This reading is presented in association
with Asia Society Texas.
ANITA DESAI, "grande dame"
of South Asian diaspora writers, short-listed for the Booker Prize three times,
is the critically-acclaimed author of 14 books, including The Clear Light of
Day, Diamond Dust, Fasting, Feasting, and her most recent The Zigzag
Way.
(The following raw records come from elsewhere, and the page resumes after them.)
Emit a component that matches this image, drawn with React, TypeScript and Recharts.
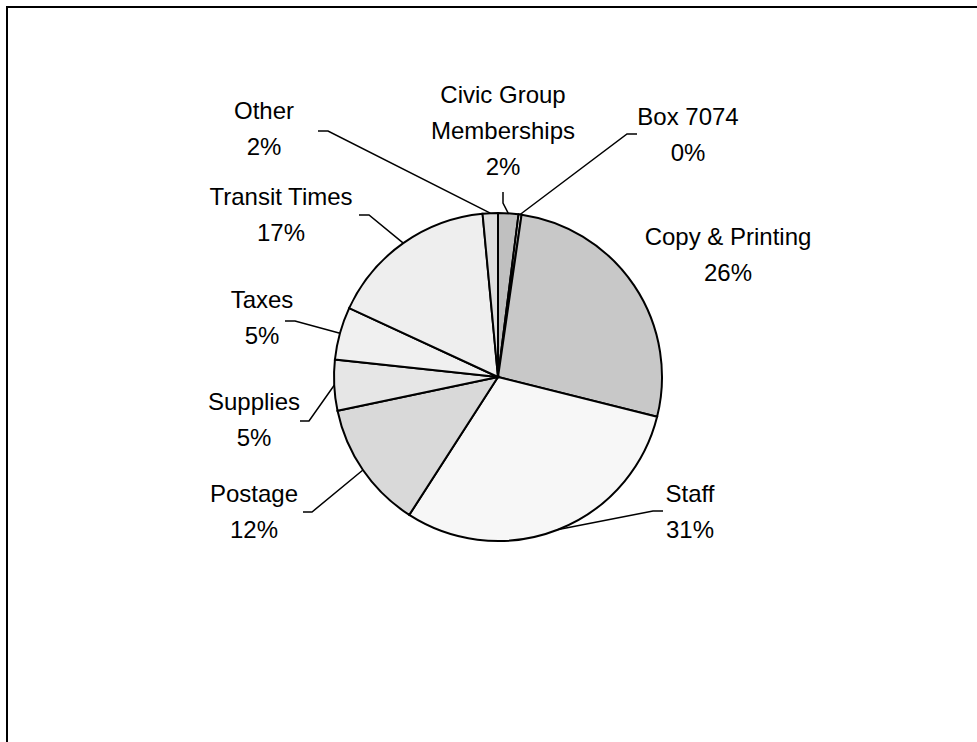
import { PieChart, Pie, Cell } from "recharts";

// slices run clockwise from 12 o'clock
const categories = [
  "Civic Group Memberships",
  "Box 7074",
  "Copy & Printing",
  "Staff",
  "Postage",
  "Supplies",
  "Taxes",
  "Transit Times",
  "Other",
];
const shares = [2.0, 0.3, 26.6, 30.2, 12.6, 5.0, 5.2, 16.6, 1.5];
const pctLabels = ["2%", "0%", "26%", "31%", "12%", "5%", "5%", "17%", "2%"];
const nameLines = [
  ["Civic Group", "Memberships"],
  ["Box 7074"],
  ["Copy & Printing"],
  ["Staff"],
  ["Postage"],
  ["Supplies"],
  ["Taxes"],
  ["Transit Times"],
  ["Other"],
];
const fills = [
  "#c0c0c0",
  "#e0e0e0",
  "#c8c8c8",
  "#f7f7f7",
  "#d9d9d9",
  "#e6e6e6",
  "#f0f0f0",
  "#eeeeee",
  "#dedede",
];

const data = categories.map((name, i) => ({ name, value: shares[i] }));

// label placement: text centre x, first baseline y, optional leader elbow
const labelLayout: { x: number; y: number; hook?: number[] }[] = [
  { x: 503, y: 103, hook: [503, 192, 503, 203] },
  { x: 688, y: 125, hook: [637, 134, 627, 134] },
  { x: 728, y: 245 },
  { x: 690, y: 502, hook: [663, 511, 653, 511] },
  { x: 254, y: 502, hook: [303, 512, 312, 512] },
  { x: 254, y: 410, hook: [300, 421, 309, 421] },
  { x: 262, y: 308, hook: [285, 321, 295, 321] },
  { x: 281, y: 205, hook: [359, 215, 369, 215] },
  { x: 264, y: 119, hook: [318, 131, 328, 131] },
];

const LINE_GAP = 36;
const FONT = '"Liberation Sans", Arial, sans-serif';

const renderLabel = (props: any) => {
  const { index, cx, cy, midAngle, outerRadius } = props;
  const lay = labelLayout[index];
  const rad = Math.PI / 180;
  const ex = cx + outerRadius * Math.cos(-midAngle * rad);
  const ey = cy + outerRadius * Math.sin(-midAngle * rad);
  const lines = [...nameLines[index], pctLabels[index]];
  return (
    <g key={`lbl-${index}`}>
      {lay.hook && (
        <polyline
          points={`${lay.hook[0]},${lay.hook[1]} ${lay.hook[2]},${lay.hook[3]} ${ex},${ey}`}
          fill="none"
          stroke="#000"
          strokeWidth={1.5}
        />
      )}
      <text x={lay.x} y={lay.y} textAnchor="middle" fontSize={24} fontFamily={FONT} fill="#000">
        {lines.map((l, i) => (
          <tspan key={i} x={lay.x} dy={i === 0 ? 0 : LINE_GAP}>
            {l}
          </tspan>
        ))}
      </text>
    </g>
  );
};

export default function App() {
  return (
    <div
      style={{
        position: "absolute",
        left: 0,
        top: 0,
        width: 977,
        height: 742,
        overflow: "hidden",
        background: "#fff",
      }}
    >
      <div
        style={{
          position: "absolute",
          left: 6,
          top: 6,
          width: 1000,
          height: 800,
          borderTop: "2px solid #000",
          borderLeft: "2px solid #000",
        }}
      />
      <div style={{ position: "absolute", left: 0, top: 0 }}>
        <PieChart width={977} height={742} margin={{ top: 0, right: 0, bottom: 0, left: 0 }}>
          <Pie
            data={data}
            dataKey="value"
            nameKey="name"
            cx={498}
            cy={377}
            outerRadius={164}
            startAngle={90}
            endAngle={-270}
            stroke="#000"
            strokeWidth={2}
            label={renderLabel}
            labelLine={false}
            isAnimationActive={false}
          >
            {data.map((d, i) => (
              <Cell key={d.name} fill={fills[i]} stroke="#000" strokeWidth={2} />
            ))}
          </Pie>
        </PieChart>
      </div>
    </div>
  );
}
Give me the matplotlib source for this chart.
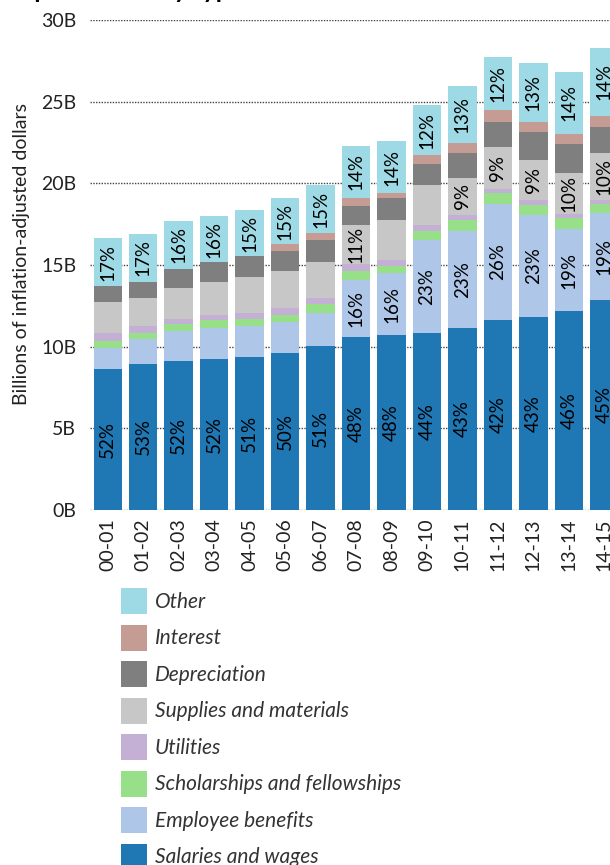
import numpy as np
import matplotlib
matplotlib.use("Agg")
import matplotlib.pyplot as plt
from matplotlib.patches import Patch

plt.rcParams['font.family'] = ['Lato', 'DejaVu Sans']

years = ['00-01', '01-02', '02-03', '03-04', '04-05', '05-06', '06-07', '07-08',
         '08-09', '09-10', '10-11', '11-12', '12-13', '13-14', '14-15']

# billions of inflation-adjusted dollars
salaries = [8.63, 8.94, 9.12, 9.24, 9.37, 9.61, 10.04, 10.59, 10.71, 10.84, 11.14, 11.63, 11.82, 12.18, 12.86]
benefits = [1.31, 1.51, 1.82, 1.90, 1.90, 1.90, 2.02, 3.49, 3.80, 5.69, 5.94, 7.10, 6.24, 5.02, 5.32]
scholarships = [0.39, 0.37, 0.45, 0.49, 0.42, 0.41, 0.55, 0.55, 0.43, 0.55, 0.68, 0.66, 0.61, 0.68, 0.55]
utilities = [0.51, 0.45, 0.30, 0.31, 0.37, 0.45, 0.37, 0.43, 0.37, 0.37, 0.30, 0.26, 0.31, 0.24, 0.25]
supplies = [1.89, 1.71, 1.90, 2.02, 2.21, 2.26, 2.20, 2.39, 2.45, 2.45, 2.27, 2.57, 2.45, 2.51, 2.88]
depreciation = [0.98, 0.98, 1.17, 1.22, 1.28, 1.23, 1.35, 1.16, 1.34, 1.28, 1.53, 1.54, 1.71, 1.78, 1.59]
interest = [0, 0, 0, 0, 0, 0.43, 0.43, 0.49, 0.31, 0.55, 0.61, 0.73, 0.62, 0.61, 0.67]
other = [2.94, 2.94, 2.93, 2.82, 2.82, 2.81, 2.94, 3.19, 3.18, 3.07, 3.49, 3.24, 3.61, 3.80, 4.17]

# percent labels shown inside the bars
sal_lbl = ['52%', '53%', '52%', '52%', '51%', '50%', '51%', '48%', '48%', '44%', '43%', '42%', '43%', '46%', '45%']
ben_lbl = ['', '', '', '', '', '', '', '16%', '16%', '23%', '23%', '26%', '23%', '19%', '19%']
sup_lbl = ['', '', '', '', '', '', '', '11%', '', '', '9%', '9%', '9%', '10%', '10%']
oth_lbl = ['17%', '17%', '16%', '16%', '15%', '15%', '15%', '14%', '14%', '12%', '13%', '12%', '13%', '14%', '14%']

series = [
    ('Salaries and wages', salaries, '#1f77b4', sal_lbl),
    ('Employee benefits', benefits, '#aec7e8', ben_lbl),
    ('Scholarships and fellowships', scholarships, '#98df8a', None),
    ('Utilities', utilities, '#c5b0d5', None),
    ('Supplies and materials', supplies, '#c7c7c7', sup_lbl),
    ('Depreciation', depreciation, '#7f7f7f', None),
    ('Interest', interest, '#c49c94', None),
    ('Other', other, '#9edae5', oth_lbl),
]

fig = plt.figure(figsize=(6.1, 8.65), dpi=100)
ax = fig.add_axes([90 / 610, 1 - 510 / 865, 532 / 610, 490 / 865])

x = np.arange(len(years))
bottom = np.zeros(len(years))
for name, vals, color, lbls in series:
    vals = np.array(vals)
    ax.bar(x, vals, 0.8, bottom=bottom, color=color, zorder=2)
    if lbls:
        for i, t in enumerate(lbls):
            if t:
                ax.text(x[i], bottom[i] + vals[i] / 2, t, rotation=90, ha='center',
                        va='center', fontsize=13.5, color='black', zorder=3)
    bottom += vals

ax.set_xlim(-0.5, len(years) - 0.5)
ax.set_ylim(0, 30)
ax.set_yticks(range(0, 31, 5))
ax.set_yticklabels([f'{v}B' for v in range(0, 31, 5)])
ax.set_xticks(x)
ax.set_xticklabels(years, rotation=90)
ax.tick_params(length=0, labelsize=14, colors='#222222')
ax.tick_params(axis='y', pad=10)
ax.tick_params(axis='x', pad=6)
for s in ax.spines.values():
    s.set_visible(False)
ax.yaxis.grid(True, linestyle=(0, (1, 1)), color='#444444', linewidth=1)
ax.set_axisbelow(True)
ax.set_ylabel('Billions of inflation-adjusted dollars', fontsize=14, color='#222222')
ax.yaxis.set_label_coords(-0.112, 0.522)

# title sits above the crop, only its descenders show
fig.text(7 / 610, 1 + 2 / 865, 'Expenditures by type', fontsize=18, fontweight='bold',
         va='baseline', ha='left')

handles = [Patch(facecolor=c, label=n) for n, v, c, l in reversed(series)]
fs = 15
px = fs * 100 / 72
hh = (26 / px - 0.245) / 0.65
fig.legend(handles=handles, loc='upper left', bbox_to_anchor=(121 / 610, 1 - 588 / 865),
           frameon=False, borderpad=0, borderaxespad=0,
           handlelength=26 / px, handleheight=hh, labelspacing=(36.5 - 26) / px,
           handletextpad=8 / px, prop={'style': 'italic', 'size': fs})
for t in fig.legends[0].get_texts():
    t.set_color('#333333')

fig.savefig('out.png', dpi=100)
The New Yorker calls Desai "one of the most gifted of contemporary Indian
writers." The New York Times says of her most recent novel, The Zigzag
Way, it is "not just a condensed course in 20th-century Mexican history but
a meditation on the futility of our efforts to outrun the past."
KIRAN
DESAI, at the age of 35, described by The New Yorker as "a lavish, sharp-eyed
fabulist," was awarded the 2006 Man Booker Prize for her second novel, The
Inheritance of Loss, making her the youngest woman to win the British Commonwealth's
highest literary honor. Pankaj Mishra in The New York Times writes, "Kiran
Desai's extraordinary new novel manages to explore, with intimacy and insight,
just about every contemporary international issue: globalization, multiculturalism,
economic inequality, fundamentalism, and terrorist violence." Her other novel,
Hullabaloo in the Guava Orchard, hailed by the Baltimore Sun as
"a festival of comic eccentricity" that "exudes charisma, poetry, and joy in language
and life," was published to unanimous acclaim in 22 countries.